Rio Tinto’s Mitchell Exits After 6 Years as Head of M&A
Rio Tinto Group (RIO) head of mergers and acquisitions Philip Mitchell has left after more than 30 years with the world’s second-largest mining company.
Mitchell had the title of head of business development and had been in the role for the past six years. He was replaced on an acting basis by Matt Halliday, Rio’s director of business development for Australia, according to a company memo obtained by Bloomberg News.
Mitchell, who was also previously chief financial officer of Rio’s iron ore unit, left the company last month, according to two people with knowledge of the situation who asked not to be identified as his departure hadn’t been made public. Mitchell declined to comment on his exit, as did a Rio spokesman.
Rio is among mining companies that are reining in spending and acquisitions after a decline in commodity prices that followed a decade-long boom. The London-based company’s appetite for M&A is diminished following “dreadful mistakes” in the past, Chief Executive Officer Sam Walsh said in December. His predecessor, Tom Albanese, left a year ago after Rio announced $14 billion of writedowns on aluminum and coal deals.
Mitchell led the company’s defense against a hostile $66 billion takeover bid by BHP Billiton Ltd. (BHP) that was aborted in 2008, according to the internal memo.

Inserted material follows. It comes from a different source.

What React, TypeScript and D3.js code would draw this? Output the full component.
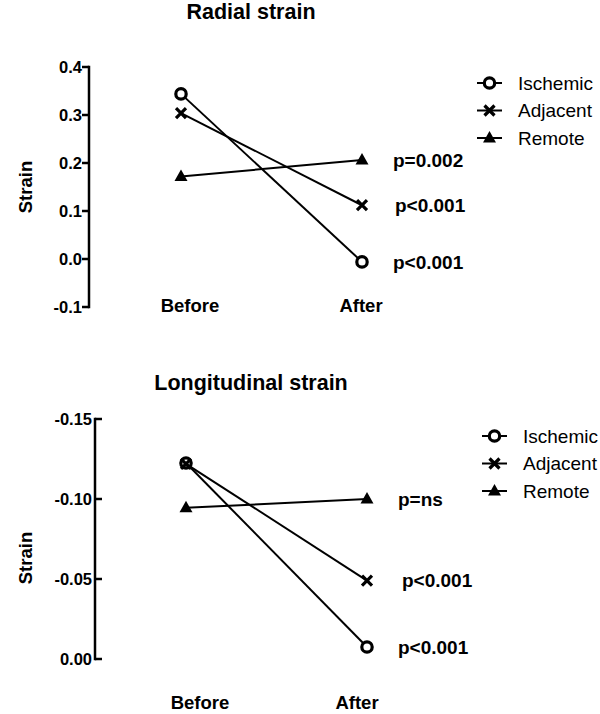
import React from "react";
import * as d3 from "d3";

const categories = ["Before", "After"];
const seriesNames = ["Ischemic", "Adjacent", "Remote"];
const radialValues = [
  [0.344, -0.006],
  [0.304, 0.112],
  [0.172, 0.206],
];
const radialP = ["p<0.001", "p<0.001", "p=0.002"];
const radialTicks = [0.4, 0.3, 0.2, 0.1, 0.0, -0.1];
const longValues = [
  [-0.1225, -0.0075],
  [-0.122, -0.049],
  [-0.0945, -0.1],
];
const longP = ["p<0.001", "p<0.001", "p=ns"];
const longTicks = [-0.15, -0.1, -0.05, 0.0];
const markerTypes = ["circle", "cross", "triangle"];

const FONT = "'Liberation Sans', Arial, Helvetica, sans-serif";

function Marker({ type, x, y }: { type: string; x: number; y: number }) {
  if (type === "circle")
    return <circle cx={x} cy={y} r={5.2} fill="white" stroke="black" strokeWidth={3.2} />;
  if (type === "cross")
    return (
      <path
        d={`M${x - 5},${y - 5}L${x + 5},${y + 5}M${x - 5},${y + 5}L${x + 5},${y - 5}`}
        stroke="black"
        strokeWidth={3.2}
      />
    );
  return (
    <path d={`M${x},${y - 7}L${x + 6.5},${y + 4.5}L${x - 6.5},${y + 4.5}Z`} fill="black" />
  );
}

interface PanelProps {
  title: string;
  titleY: number;
  values: number[][];
  pLabels: string[];
  pLabelDx: number[];
  ticks: number[];
  tickFmt: (v: number) => string;
  yDomain: [number, number];
  yRange: [number, number];
  axisX: number;
  tickDir: number;
  xRange: [number, number];
  catLabelDx: number[];
  catLabelY: number;
  legendX: number;
  legendY: number;
  strainY: number;
}

function Panel(p: PanelProps) {
  const x = d3.scalePoint<string>().domain(categories).range(p.xRange);
  const y = d3.scaleLinear().domain(p.yDomain).range(p.yRange);
  const line = d3
    .line<number>()
    .x((_, i) => x(categories[i]) as number)
    .y((v) => y(v));
  const [r0, r1] = p.yRange;
  return (
    <g fontFamily={FONT}>
      <text x={251} y={p.titleY} textAnchor="middle" fontWeight="bold" fontSize={21.5}>
        {p.title}
      </text>
      <line x1={p.axisX} x2={p.axisX} y1={Math.min(r0, r1) - 1.25} y2={Math.max(r0, r1) + 1.25} stroke="black" strokeWidth={2.5} />
      {p.ticks.map((t) => (
        <g key={t}>
          <line x1={p.axisX} x2={p.axisX + p.tickDir * 7} y1={y(t)} y2={y(t)} stroke="black" strokeWidth={2.5} />
          <text
            x={p.tickDir < 0 ? p.axisX - 7 : p.axisX - 3}
            y={y(t)}
            dy="0.36em"
            textAnchor="end"
            fontWeight="bold"
            fontSize={16.5}
          >
            {p.tickFmt(t)}
          </text>
        </g>
      ))}
      <text
        transform={`translate(${32},${p.strainY}) rotate(-90)`}
        textAnchor="middle"
        fontWeight="bold"
        fontSize={18.5}
      >
        Strain
      </text>
      {categories.map((c, i) => (
        <text key={c} x={(x(c) as number) + p.catLabelDx[i]} y={p.catLabelY} textAnchor="middle" fontWeight="bold" fontSize={18.5}>
          {c}
        </text>
      ))}
      {p.values.map((vals, si) => (
        <g key={si}>
          <path d={line(vals) || ""} fill="none" stroke="black" strokeWidth={2} />
          {vals.map((v, i) => (
            <Marker key={i} type={markerTypes[si]} x={x(categories[i]) as number} y={y(v)} />
          ))}
          <text
            x={(x(categories[1]) as number) + p.pLabelDx[si]}
            y={y(vals[1])}
            dy="0.36em"
            fontWeight="bold"
            fontSize={19}
          >
            {p.pLabels[si]}
          </text>
        </g>
      ))}
      {seriesNames.map((n, i) => {
        const ly = p.legendY + i * 27.5;
        return (
          <g key={n}>
            <line x1={p.legendX} x2={p.legendX + 25} y1={ly} y2={ly} stroke="black" strokeWidth={2} />
            <Marker type={markerTypes[i]} x={p.legendX + 12.5} y={ly} />
            <text x={p.legendX + 41} y={ly} dy="0.36em" fontSize={19}>
              {n}
            </text>
          </g>
        );
      })}
    </g>
  );
}

const fmt1 = (v: number) => d3.format(".1f")(v).replace("\u2212", "-");
const fmt2 = (v: number) => d3.format(".2f")(v).replace("\u2212", "-");

export default function App() {
  return (
    <svg width={600} height={714} style={{ position: "absolute", left: 0, top: 0, background: "white" }}>
      <rect width={600} height={714} fill="white" />
      <Panel
        title="Radial strain"
        titleY={19}
        values={radialValues}
        pLabels={radialP}
        pLabelDx={[31, 33, 31]}
        ticks={radialTicks}
        tickFmt={fmt1}
        yDomain={[-0.1, 0.4]}
        yRange={[307, 67]}
        axisX={89}
        tickDir={-1}
        xRange={[181, 362]}
        catLabelDx={[9, -1]}
        catLabelY={312}
        legendX={477}
        legendY={83}
        strainY={187}
      />
      <Panel
        title="Longitudinal strain"
        titleY={390}
        values={longValues}
        pLabels={longP}
        pLabelDx={[31, 35, 31]}
        ticks={longTicks}
        tickFmt={fmt2}
        yDomain={[0, -0.15]}
        yRange={[659, 419]}
        axisX={95}
        tickDir={1}
        xRange={[186, 367]}
        catLabelDx={[14, -10]}
        catLabelY={709}
        legendX={482}
        legendY={436}
        strainY={558}
      />
    </svg>
  );
}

As part of that defense, he also managed talks with Aluminum Corp. of China on a $19.5 billion investment deal that was later scrapped in favor of a share sale and an iron ore joint venture with BHP, the memo shows.
Rio has written down by more than half the valuation of its $38 billion takeover of Canadian aluminum producer Alcan Inc., a deal that was announced in 2007, before Mitchell became head of M&A. It also wrote down 70 percent of the value of its A$3.9 billion ($3.5 billion) purchase of coal producer Riversdale Mining Ltd. Doug Ritchie, Rio’s head of strategy who led the purchase of the Mozambique coal company, stepped down at the same time as Albanese.
Rio announced last year it was cutting 217 jobs at its London headquarters as part of a cost-cutting plan.